Political will, not law, in question
The government’s decision to step back from the 10% royalty, therefore, appears less like a legal compulsion and more like a failure of political will.
Alhaji Collins Dauda himself acknowledged that the Minister of Lands and Natural Resources has the authority to propose and increase mineral royalties, subject to parliamentary approval.
If Parliament preferred a higher rate, and if the investor had already accepted a higher rate, then what exactly prevented the government from maintaining the 10% royalty while simultaneously initiating the amendment to Act 794?
Economic loss cannot be ignored
This is the heart of the controversy. Ghana is set to earn far less from its lithium resources, not because the investor refused the earlier terms but because the government chose to renegotiate the country’s gains downward.
Over the full life of the mine, the difference between a 10% and a 5% royalty amounts to hundreds of millions of dollars that could have funded infrastructure, schools, health facilities, and local development in mining communities.
It is an economic loss that cannot be justified by appeals to procedural technicalities.
Public input called, questions remain
The Committee on Lands and Natural Resources has now advertised for public input, and the Chairman insists that all opinions will be thoroughly considered before the agreement is brought back to the House.
But no amount of consultation will erase the fundamental question confronting the government: why reduce a royalty rate that the investor had already agreed to, when doing so directly disadvantages the Ghanaian people?

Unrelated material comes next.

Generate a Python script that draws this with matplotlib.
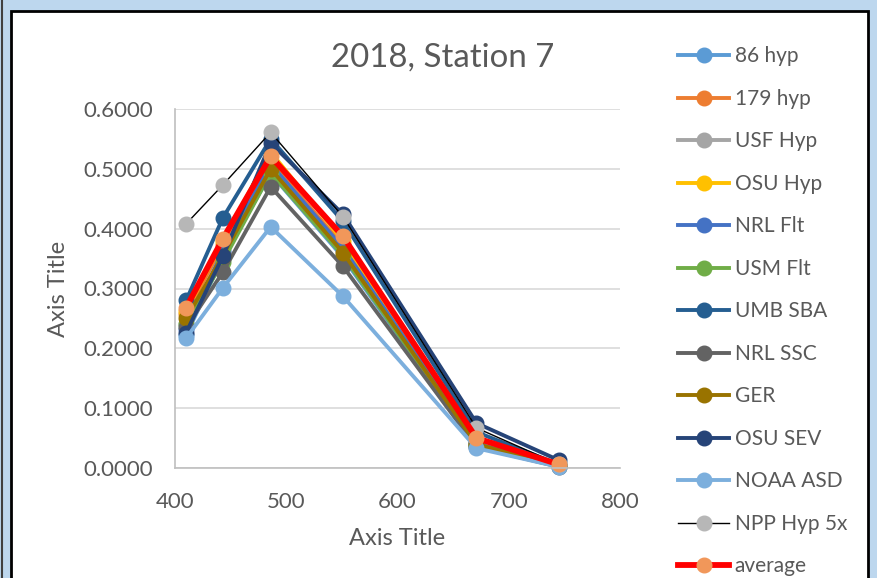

Renegotiation viewed as costly retreat
Why retreat from the most ambitious mineral revenue reform in the country’s history?
And why must Ghana always be asked to accept less, even in the face of undeniable opportunity?
Until the government provides clear and credible answers, the renegotiated lithium agreement will be viewed not as a technical correction but as a costly retreat—one that undermines Ghana’s economic prospects at a time when minerals such as lithium are shaping the future of global industry.